RE: How to Do "Chris Craft" Look on Stripped Deck

That's a good idea, Ed. I was hoping the builder of that boat or CLC would chime in here.

Wow, Billy. That's a nice looking boat. Did you use bead and cove strips?

RE: How to Do "Chris Craft" Look on Stripped Deck

David,

Does Sharpie ink dissolve in varnish?

It sure as heck does in epoxy.

Laszlo

 

RE: How to Do "Chris Craft" Look on Stripped Deck

RE: How to Do "Chris Craft" Look on Stripped Deck

:Wow, Billy. That's a nice looking boat. Did you use bead and cove strips? 

Two Rivers - no they are rolling bevels. could be bead and cove though... i would glue the cedar board  and the poplar board together first then rip to thickness, add the bead to the poplar strip cove to the cedar. 

-Billy 

RE: How to Do "Chris Craft" Look on Stripped Deck

@Laszlo

Good point. A regular "permanent" Sharpie would probably bleed into the varnish, come to think of it.

But a paint pen should do the trick. Plus, could build up layers if needed...

http://www.sharpie.com/enUS/Product/Sharpie_Oil-Based_Paint_Marker_Bold.html

Either way, a test run would be wise. 

 

RE: How to Do "Chris Craft" Look on Stripped Deck

I know some folks have achieved the pinstripe look while still using bead and cove strips.  Basically you have to cut a b&C strip in half and then insert the super thin pinstripe colored strip in between.  Then glue the three together and then use that strip like a regular b&c strip.  It is a far better and classier look than painting or drawing on the lines.  It also won't disappear if you ever had to make a repair and sand through the fiberglass into the deck.  

RE: How to Do "Chris Craft" Look on Stripped Deck

Pretty good idea, Casey. Lotsa work, though.

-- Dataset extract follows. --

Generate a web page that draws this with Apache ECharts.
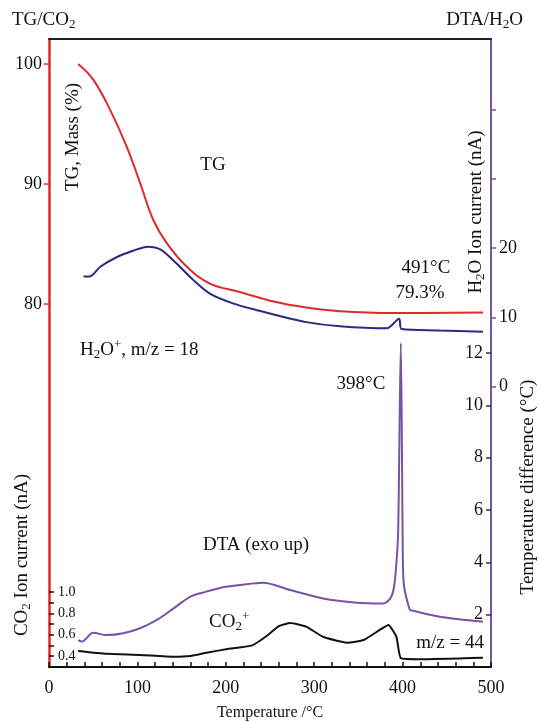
<!DOCTYPE html>
<html>
<head>
<meta charset="utf-8">
<script src="https://cdn.jsdelivr.net/npm/echarts@6/dist/echarts.min.js"></script>
<style>
  html, body { margin: 0; padding: 0; background: #fff; }
  #chart { width: 539px; height: 722px; }
</style>
</head>
<body>
<div id="chart"></div>
<script>
// data (temperature in °C)
const tgT = [33, 50, 69, 88, 103, 118, 133, 156, 182, 216, 254, 291, 329, 389, 491];
const tgV = [100, 98.7, 96.2, 93.1, 90.1, 87.0, 85.1, 83.1, 81.7, 81.0, 80.2, 79.7, 79.4, 79.25, 79.3];

const h2oT = [39, 46, 58, 77, 95, 112, 126, 144, 163, 182, 208, 239, 254, 291, 329, 382, 396, 399, 442, 491];
const h2oV = [15.9, 15.9, 17.3, 18.7, 19.6, 20.2, 19.8, 17.8, 15.4, 13.4, 12.0, 10.9, 10.4, 9.3, 8.7, 8.4, 9.8, 8.3, 8.1, 7.9];

const dtaT = [33, 37, 50, 65, 84, 103, 122, 141, 160, 178, 197, 216, 242, 273, 310, 348, 378, 386, 390, 393, 395, 398, 400, 401, 408, 412, 442, 491];
const dtaV = [1.03, 0.97, 1.31, 1.22, 1.29, 1.48, 1.80, 2.24, 2.69, 2.88, 3.05, 3.13, 3.22, 2.94, 2.62, 2.46, 2.43, 2.62, 3.0, 3.97, 5.2, 12.37, 5.2, 3.3, 2.2, 2.15, 1.92, 1.73];

const co2T = [33, 65, 103, 141, 160, 178, 205, 215, 230, 245, 260, 273, 291, 310, 337, 356, 374, 384, 393, 398, 420, 491];
const co2V = [0.447, 0.42, 0.41, 0.393, 0.40, 0.43, 0.47, 0.48, 0.50, 0.58, 0.68, 0.71, 0.675, 0.58, 0.525, 0.55, 0.644, 0.69, 0.58, 0.38, 0.37, 0.384];

// tick labels
const xLabels = [0, 100, 200, 300, 400, 500];
const xTicks = [0, 20, 40, 60, 80, 100, 120, 140, 160, 180, 200, 220, 240, 260, 280, 300, 320, 340, 360, 380, 400, 420, 440, 460, 480, 500];
const tgLabels = [80, 90, 100];
const co2Labels = [0.4, 0.6, 0.8, 1.0];
const co2Ticks = [0.4, 0.5, 0.6, 0.7, 0.8, 0.9, 1.0];
const h2oLabels = [0, 10, 20];
const h2oTicks = [0, 10, 20, 30, 40];
const dtaLabels = [2, 4, 6, 8, 10, 12];

const FONT = 'Liberation Serif';
const RED = '#de2a2b';
const NAVY = '#2b2a7c';
const PURPLE = '#7a52a4';
const BLACK = '#111';
const FS = 19;

const pairs = (xs, ys) => xs.map((x, i) => [x, ys[i]]);

const rich = {
  n: { fontFamily: FONT, fontSize: FS, color: BLACK },
  sub: { fontFamily: FONT, fontSize: 13, color: BLACK, padding: [10, 0, 0, 0] },
  sup: { fontFamily: FONT, fontSize: 13, color: BLACK, padding: [0, 0, 10, 0] }
};

const label = (x, y, text, align, rotation) => ({
  type: 'text',
  x: x,
  y: y,
  rotation: rotation || 0,
  style: {
    text: text,
    rich: rich,
    align: align || 'center',
    verticalAlign: 'middle',
    fontFamily: FONT,
    fontSize: FS,
    fill: BLACK
  }
});

const chart = echarts.init(document.getElementById('chart'));

const yBase = (pos, min, max) => ({
  type: 'value',
  position: pos,
  min: min,
  max: max,
  splitLine: { show: false }
});

const option = {
  animation: false,
  backgroundColor: '#fff',
  grid: { left: 49, right: 48, top: 39, bottom: 55, outerBoundsMode: 'none', containLabel: false },
  xAxis: [
    {
      type: 'value',
      min: 0,
      max: 500,
      splitLine: { show: false },
      axisLine: { onZero: false, lineStyle: { color: BLACK, width: 2 } },
      axisTick: { inside: true, length: 5, lineStyle: { color: BLACK, width: 1.5 }, customValues: xTicks },
      axisLabel: { customValues: xLabels, margin: 12, fontFamily: FONT, fontSize: 18, color: BLACK },
      name: 'Temperature /°C',
      nameLocation: 'middle',
      nameGap: 38,
      nameTextStyle: { fontFamily: FONT, fontSize: 16, color: BLACK }
    },
    {
      type: 'value',
      position: 'top',
      min: 0,
      max: 500,
      splitLine: { show: false },
      axisLine: { onZero: false, lineStyle: { color: '#222', width: 2 } },
      axisTick: { show: false },
      axisLabel: { show: false }
    }
  ],
  yAxis: [
    // TG, mass %
    Object.assign(yBase('left', 49.75, 102.083), {
      axisLine: { show: true, onZero: false, lineStyle: { color: RED, width: 2.5 } },
      axisTick: { show: true, length: 5, lineStyle: { color: RED, width: 1.5 }, customValues: tgLabels },
      axisLabel: { customValues: tgLabels, margin: 7, fontFamily: FONT, fontSize: 18, color: BLACK }
    }),
    // CO2 ion current
    Object.assign(yBase('left', 0.2969, 6.184), {
      axisLine: { show: false, onZero: false },
      axisTick: { show: true, inside: true, length: 5, lineStyle: { color: BLACK, width: 1.5 }, customValues: co2Ticks },
      axisLabel: {
        customValues: co2Labels, inside: true, margin: 9,
        fontFamily: FONT, fontSize: 14, color: BLACK,
        formatter: v => v.toFixed(1)
      }
    }),
    // H2O ion current
    Object.assign(yBase('right', -40.5, 50.18), {
      axisLine: { show: true, onZero: false, lineStyle: { color: PURPLE, width: 2 } },
      axisTick: { show: true, length: 5, lineStyle: { color: PURPLE, width: 1.5 }, customValues: h2oTicks },
      axisLabel: { customValues: h2oLabels, margin: 8, fontFamily: FONT, fontSize: 18, color: BLACK }
    }),
    // DTA temperature difference
    Object.assign(yBase('right', 0, 24), {
      axisLine: { show: false, onZero: false },
      axisTick: { show: true, inside: true, length: 5, lineStyle: { color: '#333', width: 1.5 }, customValues: dtaLabels },
      axisLabel: { customValues: dtaLabels, inside: true, margin: 8, fontFamily: FONT, fontSize: 18, color: BLACK }
    })
  ],
  series: [
    {
      name: 'TG', type: 'line', yAxisIndex: 0, data: pairs(tgT, tgV),
      showSymbol: false, smooth: 0.4,
      lineStyle: { color: RED, width: 2 }
    },
    {
      name: 'H2O', type: 'line', yAxisIndex: 2, data: pairs(h2oT, h2oV),
      showSymbol: false, smooth: 0.3,
      lineStyle: { color: NAVY, width: 2 }
    },
    {
      name: 'DTA', type: 'line', yAxisIndex: 3, data: pairs(dtaT, dtaV),
      showSymbol: false, smooth: 0.3,
      lineStyle: { color: PURPLE, width: 2 }
    },
    {
      name: 'CO2', type: 'line', yAxisIndex: 1, data: pairs(co2T, co2V),
      showSymbol: false, smooth: 0.15,
      lineStyle: { color: BLACK, width: 2 }
    }
  ],
  graphic: [
    label(12, 20, '{n|TG/CO}{sub|2}', 'left'),
    label(523, 20, '{n|DTA/H}{sub|2}{n|O}', 'right'),
    label(73, 137, 'TG, Mass (%)', 'center', Math.PI / 2),
    label(22, 555, '{n|CO}{sub|2}{n| Ion current (nA)}', 'center', Math.PI / 2),
    label(476, 212, '{n|H}{sub|2}{n|O Ion current (nA)}', 'center', Math.PI / 2),
    label(528, 487, 'Temperature difference (°C)', 'center', Math.PI / 2),
    label(213, 165, 'TG'),
    label(80, 350, '{n|H}{sub|2}{n|O}{sup|+}{n|, m/z = 18}', 'left'),
    label(361, 384, '398°C'),
    label(426, 268, '491°C'),
    label(420, 293, '79.3%'),
    label(256, 545, 'DTA (exo up)'),
    label(209, 622, '{n|CO}{sub|2}{sup|+}', 'left'),
    label(484, 643, 'm/z = 44', 'right')
  ]
};

chart.setOption(option);
</script>
</body>
</html>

CLC should offer 1/4" wide "accent strips" with cove and bead (hint, hint).

 Thanks, Pat

RE: How to Do "Chris Craft" Look on Stripped Deck

cz375hh and TwoRivers are on the right track.  On a vintage Chris-Craft, about every 4th stripe is "real" -- meaning it's a beveled groove between deck boards that's filled with a sort of caulk/putty.  The remaining ones are "fake" -- meaning they're just shallow grooves in the board filled with the same caulk/putty and there just for show.  I used to have a '48 Deluxe runabout, and I was once penalized at an antique & classic boat show for my grooves being slighty too far apart and a little too dark.